◆ **CHALLENGE**
Give the data again exactly, from its opening line through the line in which "import plotly.graph_objects as go" appears.

◆ **DATA BLOCK**
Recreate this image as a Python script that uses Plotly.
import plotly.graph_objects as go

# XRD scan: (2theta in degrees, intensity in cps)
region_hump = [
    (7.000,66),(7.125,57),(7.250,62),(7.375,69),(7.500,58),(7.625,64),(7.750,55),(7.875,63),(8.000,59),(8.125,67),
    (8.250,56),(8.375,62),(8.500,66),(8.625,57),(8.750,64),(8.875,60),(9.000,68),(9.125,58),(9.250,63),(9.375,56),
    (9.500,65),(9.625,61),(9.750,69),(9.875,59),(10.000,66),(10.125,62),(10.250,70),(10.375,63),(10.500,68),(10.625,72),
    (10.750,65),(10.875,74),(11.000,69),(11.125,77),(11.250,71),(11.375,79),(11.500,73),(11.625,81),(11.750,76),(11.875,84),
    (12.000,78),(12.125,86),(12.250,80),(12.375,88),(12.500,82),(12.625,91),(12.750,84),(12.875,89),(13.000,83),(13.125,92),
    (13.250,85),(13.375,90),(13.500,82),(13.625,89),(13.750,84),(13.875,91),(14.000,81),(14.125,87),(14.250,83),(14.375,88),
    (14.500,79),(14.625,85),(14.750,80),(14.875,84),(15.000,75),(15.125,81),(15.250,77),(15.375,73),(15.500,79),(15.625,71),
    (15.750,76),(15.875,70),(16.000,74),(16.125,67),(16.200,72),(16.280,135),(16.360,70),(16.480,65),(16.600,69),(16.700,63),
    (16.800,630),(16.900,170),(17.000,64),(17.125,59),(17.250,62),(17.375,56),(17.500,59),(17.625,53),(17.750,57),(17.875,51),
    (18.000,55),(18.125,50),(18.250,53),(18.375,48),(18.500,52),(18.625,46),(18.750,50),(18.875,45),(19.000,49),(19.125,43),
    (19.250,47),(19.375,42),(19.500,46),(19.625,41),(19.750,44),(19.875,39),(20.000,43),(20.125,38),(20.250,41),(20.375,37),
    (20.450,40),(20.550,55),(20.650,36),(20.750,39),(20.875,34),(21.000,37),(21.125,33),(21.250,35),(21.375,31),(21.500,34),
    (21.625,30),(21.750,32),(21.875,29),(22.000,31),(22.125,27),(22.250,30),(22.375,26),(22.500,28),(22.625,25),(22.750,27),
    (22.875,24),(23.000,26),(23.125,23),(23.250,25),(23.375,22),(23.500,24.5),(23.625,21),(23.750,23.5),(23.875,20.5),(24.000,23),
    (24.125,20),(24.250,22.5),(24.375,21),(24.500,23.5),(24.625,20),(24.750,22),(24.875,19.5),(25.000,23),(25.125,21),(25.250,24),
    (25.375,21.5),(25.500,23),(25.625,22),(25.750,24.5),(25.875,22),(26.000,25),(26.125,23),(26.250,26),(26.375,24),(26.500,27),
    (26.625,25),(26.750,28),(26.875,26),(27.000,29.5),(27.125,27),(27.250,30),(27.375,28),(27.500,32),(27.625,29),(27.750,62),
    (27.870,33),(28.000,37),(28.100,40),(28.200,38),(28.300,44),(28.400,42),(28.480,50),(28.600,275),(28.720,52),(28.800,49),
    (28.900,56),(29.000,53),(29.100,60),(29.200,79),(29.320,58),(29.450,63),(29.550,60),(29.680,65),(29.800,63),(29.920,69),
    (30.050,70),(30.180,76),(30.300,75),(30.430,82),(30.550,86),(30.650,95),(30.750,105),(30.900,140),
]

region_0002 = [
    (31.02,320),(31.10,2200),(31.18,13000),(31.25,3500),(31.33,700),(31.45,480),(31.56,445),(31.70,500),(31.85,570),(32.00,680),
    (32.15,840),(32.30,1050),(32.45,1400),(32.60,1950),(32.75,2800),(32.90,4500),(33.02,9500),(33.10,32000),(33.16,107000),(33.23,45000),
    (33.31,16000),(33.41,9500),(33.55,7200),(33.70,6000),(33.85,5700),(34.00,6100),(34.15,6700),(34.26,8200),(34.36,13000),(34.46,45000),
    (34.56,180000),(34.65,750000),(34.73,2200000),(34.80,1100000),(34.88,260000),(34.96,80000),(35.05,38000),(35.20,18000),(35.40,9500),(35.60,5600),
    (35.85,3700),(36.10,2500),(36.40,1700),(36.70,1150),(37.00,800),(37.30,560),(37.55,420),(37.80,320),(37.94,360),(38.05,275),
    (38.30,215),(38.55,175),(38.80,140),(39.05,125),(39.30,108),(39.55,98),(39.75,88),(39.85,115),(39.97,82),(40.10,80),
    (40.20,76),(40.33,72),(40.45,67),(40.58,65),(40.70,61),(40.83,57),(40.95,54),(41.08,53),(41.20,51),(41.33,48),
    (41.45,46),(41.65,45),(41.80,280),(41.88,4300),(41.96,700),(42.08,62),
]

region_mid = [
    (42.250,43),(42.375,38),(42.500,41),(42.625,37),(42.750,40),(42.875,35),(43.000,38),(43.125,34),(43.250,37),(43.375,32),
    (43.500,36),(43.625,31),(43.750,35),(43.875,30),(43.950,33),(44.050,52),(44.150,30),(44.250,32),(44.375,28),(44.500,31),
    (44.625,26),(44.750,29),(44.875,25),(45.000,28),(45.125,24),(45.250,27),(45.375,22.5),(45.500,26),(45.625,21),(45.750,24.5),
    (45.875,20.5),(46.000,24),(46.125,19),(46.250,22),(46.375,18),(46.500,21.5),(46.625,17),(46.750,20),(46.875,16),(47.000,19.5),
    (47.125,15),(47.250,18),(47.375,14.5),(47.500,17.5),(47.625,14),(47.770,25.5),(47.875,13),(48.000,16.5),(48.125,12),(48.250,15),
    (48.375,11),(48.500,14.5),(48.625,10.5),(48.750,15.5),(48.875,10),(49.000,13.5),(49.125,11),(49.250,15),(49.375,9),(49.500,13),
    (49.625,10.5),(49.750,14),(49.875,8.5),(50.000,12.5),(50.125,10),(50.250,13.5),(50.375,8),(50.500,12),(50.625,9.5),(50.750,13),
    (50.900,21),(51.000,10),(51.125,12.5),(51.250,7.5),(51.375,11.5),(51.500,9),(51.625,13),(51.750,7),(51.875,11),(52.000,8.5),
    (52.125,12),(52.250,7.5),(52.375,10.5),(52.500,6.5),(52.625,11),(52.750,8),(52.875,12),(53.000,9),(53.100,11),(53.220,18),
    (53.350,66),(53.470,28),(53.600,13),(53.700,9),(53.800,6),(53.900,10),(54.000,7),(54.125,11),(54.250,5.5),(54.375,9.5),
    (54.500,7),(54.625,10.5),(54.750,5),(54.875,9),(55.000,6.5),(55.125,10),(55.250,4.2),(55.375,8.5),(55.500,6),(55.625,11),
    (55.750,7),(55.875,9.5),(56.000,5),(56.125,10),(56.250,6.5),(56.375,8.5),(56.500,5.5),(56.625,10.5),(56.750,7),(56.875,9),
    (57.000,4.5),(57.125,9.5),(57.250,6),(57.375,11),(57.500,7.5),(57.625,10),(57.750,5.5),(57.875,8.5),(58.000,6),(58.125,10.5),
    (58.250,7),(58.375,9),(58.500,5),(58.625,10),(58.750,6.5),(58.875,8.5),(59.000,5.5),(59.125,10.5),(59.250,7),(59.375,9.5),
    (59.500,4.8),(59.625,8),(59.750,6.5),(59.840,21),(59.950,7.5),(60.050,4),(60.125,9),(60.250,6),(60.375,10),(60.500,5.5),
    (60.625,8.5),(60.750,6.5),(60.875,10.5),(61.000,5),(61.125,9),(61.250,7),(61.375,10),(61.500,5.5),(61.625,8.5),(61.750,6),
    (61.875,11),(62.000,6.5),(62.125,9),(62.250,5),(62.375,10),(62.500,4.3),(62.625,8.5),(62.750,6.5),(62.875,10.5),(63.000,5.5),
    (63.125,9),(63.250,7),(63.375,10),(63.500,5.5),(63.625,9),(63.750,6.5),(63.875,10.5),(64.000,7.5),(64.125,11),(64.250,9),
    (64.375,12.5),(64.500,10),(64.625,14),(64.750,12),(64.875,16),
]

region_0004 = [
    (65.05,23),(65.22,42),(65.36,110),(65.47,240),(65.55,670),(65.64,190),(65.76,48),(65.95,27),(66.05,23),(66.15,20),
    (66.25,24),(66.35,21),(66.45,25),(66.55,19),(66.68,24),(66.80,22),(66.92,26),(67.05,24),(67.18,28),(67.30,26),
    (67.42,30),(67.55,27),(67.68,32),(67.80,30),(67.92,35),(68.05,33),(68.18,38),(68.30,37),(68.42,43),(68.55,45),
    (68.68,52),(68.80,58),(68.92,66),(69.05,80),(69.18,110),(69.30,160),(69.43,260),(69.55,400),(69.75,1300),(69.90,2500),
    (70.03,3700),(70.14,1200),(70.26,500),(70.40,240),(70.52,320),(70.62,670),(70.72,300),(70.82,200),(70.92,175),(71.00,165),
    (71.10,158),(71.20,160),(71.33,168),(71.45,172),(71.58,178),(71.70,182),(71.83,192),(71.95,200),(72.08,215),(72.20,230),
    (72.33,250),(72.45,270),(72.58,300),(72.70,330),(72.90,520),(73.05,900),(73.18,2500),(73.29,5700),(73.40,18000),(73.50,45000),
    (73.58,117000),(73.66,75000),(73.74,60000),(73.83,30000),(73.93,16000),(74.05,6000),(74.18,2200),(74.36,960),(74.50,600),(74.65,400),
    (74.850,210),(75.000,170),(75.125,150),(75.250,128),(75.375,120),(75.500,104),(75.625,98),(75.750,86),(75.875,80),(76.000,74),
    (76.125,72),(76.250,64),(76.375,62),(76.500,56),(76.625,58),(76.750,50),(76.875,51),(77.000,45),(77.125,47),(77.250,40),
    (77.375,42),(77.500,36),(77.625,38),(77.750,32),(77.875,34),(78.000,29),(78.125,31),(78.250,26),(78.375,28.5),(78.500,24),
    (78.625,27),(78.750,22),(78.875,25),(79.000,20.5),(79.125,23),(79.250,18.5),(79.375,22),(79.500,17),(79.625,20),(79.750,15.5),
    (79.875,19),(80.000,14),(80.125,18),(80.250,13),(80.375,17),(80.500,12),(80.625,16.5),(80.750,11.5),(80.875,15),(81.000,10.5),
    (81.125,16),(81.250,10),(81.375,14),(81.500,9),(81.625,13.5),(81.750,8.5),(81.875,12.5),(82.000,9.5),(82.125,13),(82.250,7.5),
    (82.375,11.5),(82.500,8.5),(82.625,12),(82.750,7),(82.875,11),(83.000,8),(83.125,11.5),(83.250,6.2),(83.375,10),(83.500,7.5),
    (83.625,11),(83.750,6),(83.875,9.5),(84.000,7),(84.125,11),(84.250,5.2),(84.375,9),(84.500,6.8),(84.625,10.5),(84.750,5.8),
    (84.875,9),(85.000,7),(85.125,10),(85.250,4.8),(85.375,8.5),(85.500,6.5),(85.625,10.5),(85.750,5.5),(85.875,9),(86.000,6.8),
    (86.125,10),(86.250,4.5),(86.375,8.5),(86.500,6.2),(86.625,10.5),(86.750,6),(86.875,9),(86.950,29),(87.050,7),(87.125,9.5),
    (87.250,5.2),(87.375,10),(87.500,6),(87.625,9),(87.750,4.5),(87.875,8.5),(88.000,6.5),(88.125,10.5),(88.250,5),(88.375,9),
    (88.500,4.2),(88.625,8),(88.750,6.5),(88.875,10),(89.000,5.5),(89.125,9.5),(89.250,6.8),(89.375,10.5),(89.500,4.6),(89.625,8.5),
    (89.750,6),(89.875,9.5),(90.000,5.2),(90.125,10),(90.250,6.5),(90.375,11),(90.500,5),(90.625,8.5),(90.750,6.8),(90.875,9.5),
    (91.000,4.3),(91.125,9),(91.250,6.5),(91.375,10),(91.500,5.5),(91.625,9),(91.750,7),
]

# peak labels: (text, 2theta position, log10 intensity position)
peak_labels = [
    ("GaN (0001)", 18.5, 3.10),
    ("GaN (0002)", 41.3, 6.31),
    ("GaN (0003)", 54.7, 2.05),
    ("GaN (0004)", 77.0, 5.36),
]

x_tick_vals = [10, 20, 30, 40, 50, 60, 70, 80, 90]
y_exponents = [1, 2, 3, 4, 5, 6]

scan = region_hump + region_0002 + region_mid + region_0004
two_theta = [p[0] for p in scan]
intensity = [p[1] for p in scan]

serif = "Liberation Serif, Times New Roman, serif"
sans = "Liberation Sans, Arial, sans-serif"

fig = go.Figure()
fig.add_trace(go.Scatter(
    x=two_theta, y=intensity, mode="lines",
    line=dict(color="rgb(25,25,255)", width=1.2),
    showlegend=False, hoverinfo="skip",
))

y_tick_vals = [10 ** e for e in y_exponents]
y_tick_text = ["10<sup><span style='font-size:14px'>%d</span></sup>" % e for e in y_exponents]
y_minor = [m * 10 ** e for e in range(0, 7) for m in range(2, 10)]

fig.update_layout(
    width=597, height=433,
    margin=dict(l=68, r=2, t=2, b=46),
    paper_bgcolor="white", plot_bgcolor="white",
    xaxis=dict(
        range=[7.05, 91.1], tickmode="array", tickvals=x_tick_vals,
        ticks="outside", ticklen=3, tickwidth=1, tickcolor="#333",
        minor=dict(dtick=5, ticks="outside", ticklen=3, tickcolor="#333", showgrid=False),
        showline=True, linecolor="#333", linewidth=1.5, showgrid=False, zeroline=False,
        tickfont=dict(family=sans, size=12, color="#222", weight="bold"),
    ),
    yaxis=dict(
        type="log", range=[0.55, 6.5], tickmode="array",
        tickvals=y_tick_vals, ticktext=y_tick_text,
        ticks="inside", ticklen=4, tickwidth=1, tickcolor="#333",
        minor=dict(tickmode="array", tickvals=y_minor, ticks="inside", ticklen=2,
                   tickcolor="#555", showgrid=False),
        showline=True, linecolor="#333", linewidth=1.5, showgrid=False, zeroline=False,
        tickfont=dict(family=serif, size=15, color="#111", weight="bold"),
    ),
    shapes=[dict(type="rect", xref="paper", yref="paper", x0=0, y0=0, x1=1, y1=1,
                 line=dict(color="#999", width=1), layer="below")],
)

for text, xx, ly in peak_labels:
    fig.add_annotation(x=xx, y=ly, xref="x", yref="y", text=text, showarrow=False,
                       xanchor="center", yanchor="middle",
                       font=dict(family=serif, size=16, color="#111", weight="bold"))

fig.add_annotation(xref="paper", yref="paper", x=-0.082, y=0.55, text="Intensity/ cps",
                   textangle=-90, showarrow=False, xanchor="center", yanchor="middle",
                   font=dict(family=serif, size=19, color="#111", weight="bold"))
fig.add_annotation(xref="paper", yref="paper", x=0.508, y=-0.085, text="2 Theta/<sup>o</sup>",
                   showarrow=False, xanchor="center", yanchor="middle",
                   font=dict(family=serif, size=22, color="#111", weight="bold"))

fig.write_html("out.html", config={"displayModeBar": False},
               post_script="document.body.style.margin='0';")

◆ **THE OUTPUT**
Recreate this image as a Python script that uses Plotly.
import plotly.graph_objects as go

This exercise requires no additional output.